# YOUR INSTRUCTIONS:
Output the first line of the listing and each line after it, up to and including the line that contains "const state2004 = [7.8, 5.6, 13.5, 17.1];", exactly as written, minus the pictures.

════════════════════

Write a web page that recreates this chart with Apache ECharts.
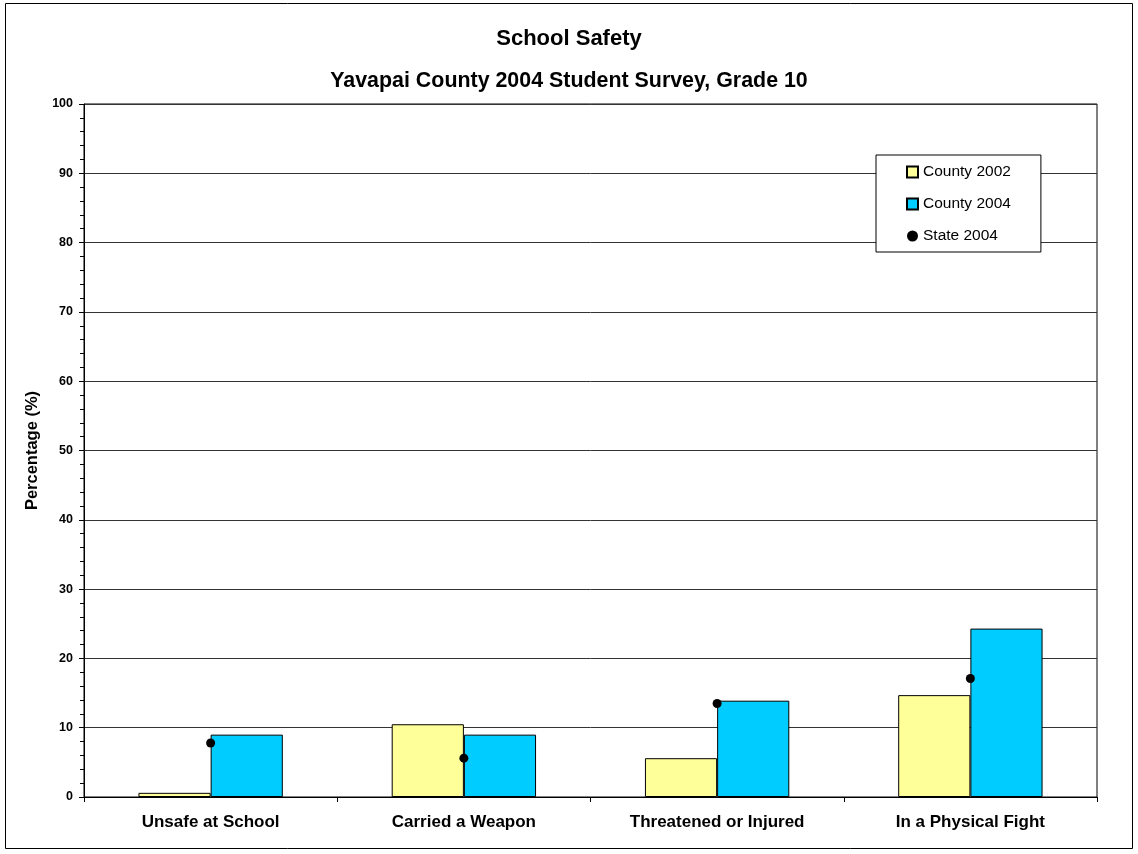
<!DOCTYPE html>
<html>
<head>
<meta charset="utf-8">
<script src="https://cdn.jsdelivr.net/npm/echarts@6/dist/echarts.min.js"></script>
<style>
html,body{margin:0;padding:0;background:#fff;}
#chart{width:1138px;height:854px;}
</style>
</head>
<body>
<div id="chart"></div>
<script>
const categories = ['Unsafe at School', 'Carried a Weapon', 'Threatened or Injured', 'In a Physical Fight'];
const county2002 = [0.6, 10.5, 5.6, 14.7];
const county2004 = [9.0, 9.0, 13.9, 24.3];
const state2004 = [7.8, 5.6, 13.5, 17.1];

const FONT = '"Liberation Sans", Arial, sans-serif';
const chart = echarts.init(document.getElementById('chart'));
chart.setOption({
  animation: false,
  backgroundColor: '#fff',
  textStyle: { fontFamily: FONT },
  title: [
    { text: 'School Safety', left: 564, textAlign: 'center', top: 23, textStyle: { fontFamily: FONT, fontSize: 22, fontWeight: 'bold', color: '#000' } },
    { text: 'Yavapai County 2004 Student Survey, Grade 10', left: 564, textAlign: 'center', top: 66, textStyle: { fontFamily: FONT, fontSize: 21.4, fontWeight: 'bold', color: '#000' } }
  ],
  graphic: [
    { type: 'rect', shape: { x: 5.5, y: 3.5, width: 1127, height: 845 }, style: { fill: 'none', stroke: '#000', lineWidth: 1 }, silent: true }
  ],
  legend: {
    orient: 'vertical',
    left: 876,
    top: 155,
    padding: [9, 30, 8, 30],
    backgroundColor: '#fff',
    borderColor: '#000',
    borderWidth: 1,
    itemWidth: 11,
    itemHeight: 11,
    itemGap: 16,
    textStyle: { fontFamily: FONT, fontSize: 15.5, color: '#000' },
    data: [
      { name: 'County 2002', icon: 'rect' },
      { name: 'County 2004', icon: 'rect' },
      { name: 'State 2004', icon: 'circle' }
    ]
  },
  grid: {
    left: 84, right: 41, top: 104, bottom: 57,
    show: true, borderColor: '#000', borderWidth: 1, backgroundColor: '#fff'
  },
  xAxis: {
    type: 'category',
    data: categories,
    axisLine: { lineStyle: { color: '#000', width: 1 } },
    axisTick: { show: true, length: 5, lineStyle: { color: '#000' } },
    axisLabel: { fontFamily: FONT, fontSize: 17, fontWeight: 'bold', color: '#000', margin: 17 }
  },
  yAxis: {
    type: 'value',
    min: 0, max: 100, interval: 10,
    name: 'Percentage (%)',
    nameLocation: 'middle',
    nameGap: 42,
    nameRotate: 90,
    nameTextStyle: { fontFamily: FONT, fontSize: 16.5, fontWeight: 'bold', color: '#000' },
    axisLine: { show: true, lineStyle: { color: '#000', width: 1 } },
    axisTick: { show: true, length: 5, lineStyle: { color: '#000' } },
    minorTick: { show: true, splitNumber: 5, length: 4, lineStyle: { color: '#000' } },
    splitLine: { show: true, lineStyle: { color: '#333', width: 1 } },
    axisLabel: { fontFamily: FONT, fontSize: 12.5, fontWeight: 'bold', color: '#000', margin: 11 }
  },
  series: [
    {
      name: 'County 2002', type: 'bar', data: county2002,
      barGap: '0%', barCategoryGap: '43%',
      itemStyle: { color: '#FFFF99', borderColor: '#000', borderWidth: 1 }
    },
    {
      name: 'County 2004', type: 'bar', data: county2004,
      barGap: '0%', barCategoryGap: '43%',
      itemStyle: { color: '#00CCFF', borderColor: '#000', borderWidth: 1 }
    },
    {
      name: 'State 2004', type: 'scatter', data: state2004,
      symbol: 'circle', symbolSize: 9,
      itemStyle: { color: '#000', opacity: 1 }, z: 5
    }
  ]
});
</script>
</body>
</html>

════════════════════

# EXERCISE OUTPUT:
Write a web page that recreates this chart with Apache ECharts.
<!DOCTYPE html>
<html>
<head>
<meta charset="utf-8">
<script src="https://cdn.jsdelivr.net/npm/echarts@6/dist/echarts.min.js"></script>
<style>
html,body{margin:0;padding:0;background:#fff;}
#chart{width:1138px;height:854px;}
</style>
</head>
<body>
<div id="chart"></div>
<script>
const categories = ['Unsafe at School', 'Carried a Weapon', 'Threatened or Injured', 'In a Physical Fight'];
const county2002 = [0.6, 10.5, 5.6, 14.7];
const county2004 = [9.0, 9.0, 13.9, 24.3];
const state2004 = [7.8, 5.6, 13.5, 17.1];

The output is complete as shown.